* Input material *
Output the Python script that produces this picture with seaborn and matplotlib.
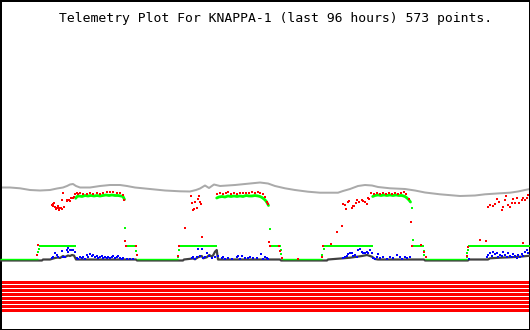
import matplotlib
matplotlib.use("Agg")
import matplotlib.pyplot as plt
import seaborn as sns
import pandas as pd

# ---------------- data (t = sample time axis 0..530, v = telemetry level) ----------------
title = "Telemetry Plot For KNAPPA-1 (last 96 hours) 573 points."

gray_series = [(0,142.5),(10,142.5),(20,141.7),(30,140),(40,139.5),(50,140),(57,141.5),(63,142.5),
    (67,144),(70,145.5),(73,146),(76,144),(80,142.5),(90,142.5),(100,144),(110,145),(120,145),(127,144),
    (135,142.5),(145,141.5),(155,140.5),(165,139.5),(180,138.7),(190,138.5),(196,140),(200,141.5),
    (205,144.5),(209,142),(214,145.5),(220,144),(235,145),(250,146.5),(260,147.5),(268,146.5),(275,144),
    (285,141.7),(295,140),(308,138.3),(320,137.3),(338,137.3),(343,139),(350,141),(358,144),(365,145),
    (372,144.5),(378,143),(390,141.7),(405,141),(415,139.5),(425,137.5),(440,135.7),(460,134),(475,134.5),
    (485,135.7),(500,136.7),(510,137.3),(518,138.5),(525,140),(530,141)]

dark_series = [(0,69.5),(42,69.5),(43,70.5),(50,70.5),(55,72),(58,72.5),(60,72),(63,74),(65,73),(68,74.5),
    (70,74),(72,75),(74,74.5),(76,70.5),(136,70.5),(137,69.5),(183,69.5),(184,70.5),(193,71.5),(195,70.7),
    (198,72.7),(201.7,74),(203.3,71.7),(206.7,72.7),(209.3,75),(211.7,73.3),(213.3,75),(215,78.3),
    (216.7,80),(218,70.5),(280,70.5),(281,69.5),(327,69.5),(328,70.5),(343,71.7),(350,72.3),(357,73.3),
    (362,74),(367,75),(372,73.3),(375,71),(378,70.5),(424,70.5),(425,69.5),(468,69.5),(469,70.5),
    (488,70.5),(490,71.7),(500,72.3),(510,72.7),(520,73.3),(527,74),(530,74.3)]

green_base_level = 70.8
green_base_start = [0, 137, 281.7, 425]
green_base_end = [38, 178, 322, 466.7]
green_mid_level = 84
green_mid_start = [38.7, 125.5, 179.5, 269.5, 323.7, 412.5, 467.8]
green_mid_end = [75.7, 136.3, 216.7, 280.5, 372.7, 423.5, 530]

green_high_1 = [(75.7,131.7),(77,133.5),(79,134),(82,133.5),(85,134.5),(88,134),(91,134.5),(94,134),
    (97,134.5),(100,134),(103,134.5),(106,135),(109,134.5),(112,135),(115,134.5),(118,134.5),(121,134),
    (123,133.5),(124.5,130.5)]
green_high_2 = [(216.7,132),(219,133),(222,133.5),(225,133),(228,134),(231,133.5),(234,134),(237,133.5),
    (240,134),(243,133.5),(246,134.5),(249,134),(252,134),(255,134.5),(258,134),(260,133.5),(262,132.5),
    (264,131),(266,129),(267.5,126.5),(268.5,124.5)]
green_high_3 = [(372.7,133.5),(375,134.5),(378,135),(381,134.5),(384,135),(387,134.5),(390,135),
    (393,134.5),(396,135),(399,134.5),(402,134.5),(405,133.5),(407,132),(409,130),(410.5,128)]
green_transitions = [(38.3,78),(38.7,81),(125,101.7),(136.3,79),(136.7,75),(178.3,73.3),(179.3,80),
    (270,100.7),(280.7,80),(281.3,76),(322.3,75),(323.7,80.7),(412.3,122.3),(412.7,89.7),(423.7,79.5),
    (424.3,75),(466.7,73.3),(467.3,76.7),(467.8,80)]

red_points = [(36.7,75),(37.7,85),
    (51.7,125),(52.7,125.7),(53.3,124.3),(54,126.7),(55,123.3),(55.7,121),(56.7,122.3),(57.7,124.3),
    (58.7,121.7),(59.3,120),(60.7,122.3),(61.7,121),(62.3,130),(63.3,137),(64.3,123.3),(66.7,129.3),
    (67.3,130),(68.3,129.7),(69.3,130),(70.3,129.3),(71.3,131.7),(72.7,132.3),(73.7,133.3),(75,135.7),
    (76.7,136.7),(78.3,135.7),(80,136.7),(83.3,136),(86.7,135.7),(90,136.7),(93.3,136),(96.7,136.7),
    (100,136.3),(103.3,136.7),(106.7,137.7),(110,137.7),(113.3,137.7),(116.7,137),(120,136.7),
    (123.3,135),(124.3,130),(125,89),(126,84),(135.5,84),(136.7,75),
    (178.3,74),(179,84),(185,102.3),(190.7,134.3),(192,126.7),(193.3,120),(194.3,121),(195.3,127.7),
    (196.7,122.3),(198.3,131),(199,134.3),(200,127.7),(200.7,126),(202.3,93.3),
    (217.3,136),(220,136.7),(223,135.7),(226,136.7),(228.3,138.3),(231,136),(234,136.7),(237,135.7),
    (240,136.7),(243,137.3),(246,136.7),(249,137),(252,137.7),(255,136.7),(257.7,137.7),(260,136.7),
    (263,135.7),(265,133.3),(267.3,127.7),(268.3,125.7),(269.3,87.7),(270,84.3),
    (279.3,84),(280,79.3),(281.7,71.7),(298.3,70.7),
    (322,72.7),(323.3,84),(330.7,86),(336.7,98.3),(342.3,104.3),(343.3,125.7),(345,125),(346,121),
    (347.7,128.3),(349.3,129.3),(351.7,122.3),(352.7,123.7),(354,124.3),(355.7,126.7),(357.3,130),
    (359.3,128.3),(361.7,130),(363.3,129),(365,128.3),(366.7,125.7),(368.3,131.7),(369.3,131),(371,136.7),
    (374,136),(377,136.7),(380,135.7),(383,137),(386,136.3),(389,136.7),(392,136),(395,136.7),
    (398,136.3),(401,136.7),(404.3,138.3),(406,136),(409,131),(411,108.3),(412.3,84.3),(421,85),
    (424,78.3),(425.7,72.7),
    (466.7,74),(468.3,83.3),(480,90),(486,89),(487.7,122.7),(490,125),(492.7,124),(495,125.7),
    (496.7,130.7),(499.3,128.3),(501.7,120),(502.7,123.3),(505,130),(506,134),(508.3,125),(510,122.7),
    (511.7,126.7),(513.3,130.7),(515,127.3),(516.7,131.7),(519.3,126.7),(521.7,130),(523.3,87.3),
    (523.3,131.7),(525,130),(526.7,131.7),(528.3,135)]

blue_points = [(51.7,71.7),(53.3,72.7),(55,76.7),(56.7,75),(58.3,72.7),(61.7,79),(63.3,72.7),(65,73.3),
    (66.7,80),(67.7,81.7),(68.3,78.3),(70,80),(71.7,80),(73.3,80),(75,78.3),(76.7,71.7),(78.3,70.7),
    (80,72.7),(81.7,71.7),(83.3,73.3),(85,70.7),(86.7,75),(88.3,72.7),(90,76),(91.7,74),(93.3,75),
    (95,72.7),(96.7,74),(98.3,71.7),(100,72.7),(101.7,74),(103.3,71.7),(105,72.7),(106.7,71.7),
    (108.3,73.3),(110,71.7),(111.7,72.7),(113.3,74),(115,71.7),(116.7,72.7),(118.3,74),(120,71.7),
    (121.7,70.7),(123.3,71.7),(126.7,70.7),(130,70.7),(133.3,70.7),
    (191.7,71.7),(193.3,72.7),(195,70.7),(196.7,72.7),(198.3,81),(200,74),(201.7,81),(203.3,71.7),
    (205,73.3),(207.3,76.7),(209.3,74),(211.7,71.7),(215,72.7),(218.3,74),(221.7,71.7),(223.3,72.7),
    (225,70.7),(228.3,71.7),(231.7,70.7),(236.7,72.7),(238.3,74),(240,70.7),(241.7,74),(245,71.7),
    (248.3,71.7),(250,72.7),(253.3,71.7),(257.3,71.7),(260.7,76),(263.3,70.7),(265,72.7),(266.7,71.7),
    (268.3,70.7),
    (343.3,71.7),(345,72.7),(346.7,74),(348.3,76),(350,77.3),(351.7,76.7),(353.3,74),(355,75),
    (356.7,72.7),(358.3,80),(360,80.7),(361.7,78.3),(363.3,77.3),(365,76.7),(366.7,78.3),(368.3,77.3),
    (370,80),(371.7,76.7),(373.3,71.7),(375,70.7),(376.7,72.7),(378.3,76),(380,71.7),(383.3,72.7),
    (386.7,70.7),(390,72.7),(393.3,71.7),(396.7,75),(400,72.7),(401.7,70.7),(405,72.7),(406.7,71.7),
    (410,72.7),
    (469.3,71),(486.7,72.7),(488.3,75),(490,77.3),(491.7,74),(493.3,78.3),(495,76),(496.7,76.7),
    (498.3,72.7),(500,75),(501.7,74),(503.3,78.3),(505,75),(506.7,72.7),(508.3,76.7),(510,74),
    (511.7,72.7),(513.3,76),(515,74),(516.7,71.7),(518.3,75),(520,73.3),(521.7,76),(523.3,74),
    (525,78.3),(526.7,80),(528.3,77.3)]

flag_levels = [48.5, 44.5, 40.5, 36.5, 32.5, 28.5, 24.5, 20.5]

# ---------------- styling ----------------
GRAY = "#aaaaaa"
DARK = "#404040"
GREEN = "#00ff00"
RED = "#ff0000"
BLUE = "#0000ff"
PX = 72 / 100.0  # points per pixel at 100 dpi

sns.set_style("white")
plt.rcParams["font.family"] = ["DejaVu Sans Mono", "DejaVu Sans"]

fig = plt.figure(figsize=(5.3, 3.3), dpi=100)
ax = fig.add_axes([0, 0, 1, 1])
ax.set_xlim(0, 530)
ax.set_ylim(0, 330)


def df(points):
    return pd.DataFrame(points, columns=["t", "v"])


# gray line
sns.lineplot(data=df(gray_series), x="t", y="v", ax=ax, color=GRAY, linewidth=2 * PX,
             estimator=None, sort=False, zorder=2)
# dark baseline
sns.lineplot(data=df(dark_series), x="t", y="v", ax=ax, color=DARK, linewidth=2.2 * PX,
             estimator=None, sort=False, zorder=3)
# green plateaus
ax.hlines([green_base_level] * len(green_base_start), green_base_start, green_base_end,
          color=GREEN, linewidth=1.4 * PX, zorder=4)
ax.hlines([green_mid_level] * len(green_mid_start), green_mid_start, green_mid_end,
          color=GREEN, linewidth=2 * PX, zorder=4)
for seg in (green_high_1, green_high_2, green_high_3):
    sns.lineplot(data=df(seg), x="t", y="v", ax=ax, color=GREEN, linewidth=2.8 * PX,
                 estimator=None, sort=False, zorder=4)
sns.scatterplot(data=df(green_transitions), x="t", y="v", ax=ax, color=GREEN, marker="s",
                s=(2.2 * PX) ** 2, linewidth=0, zorder=4, antialiased=False)
# blue and red samples
sns.scatterplot(data=df(blue_points), x="t", y="v", ax=ax, color=BLUE, marker="s",
                s=(2.2 * PX) ** 2, linewidth=0, zorder=5, antialiased=False)
sns.scatterplot(data=df(red_points), x="t", y="v", ax=ax, color=RED, marker="s",
                s=(2.4 * PX) ** 2, linewidth=0, zorder=6, antialiased=False)
# status stripes
for lvl in flag_levels:
    ax.axhline(lvl, color=RED, linewidth=3 * PX, zorder=2)

ax.set_xticks([])
ax.set_yticks([])
ax.set_xlabel("")
ax.set_ylabel("")
for sp in ax.spines.values():
    sp.set_visible(True)
    sp.set_color("black")
    sp.set_linewidth(3 * PX)

fig.text(276 / 530, 1 - 22 / 330, title, ha="center", va="baseline",
         fontsize=9.45, family=["DejaVu Sans Mono"], color="black")

fig.savefig("out.png", dpi=100, facecolor="white")
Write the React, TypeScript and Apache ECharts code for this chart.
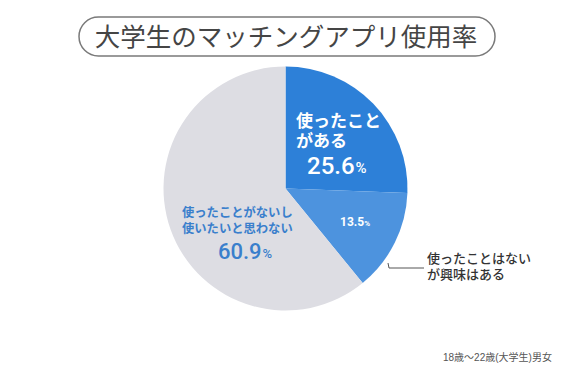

* Task prompt *
Your task is to repeat the opening line of the entries above and each line after it, ending with the line that has "Plot For KNAPPA-1". Do not include the pictures.

* Final result *
Output the Python script that produces this picture with seaborn and matplotlib.
import matplotlib
matplotlib.use("Agg")
import matplotlib.pyplot as plt
import seaborn as sns
import pandas as pd

# ---------------- data (t = sample time axis 0..530, v = telemetry level) ----------------
title = "Telemetry Plot For KNAPPA-1 (last 96 hours) 573 points."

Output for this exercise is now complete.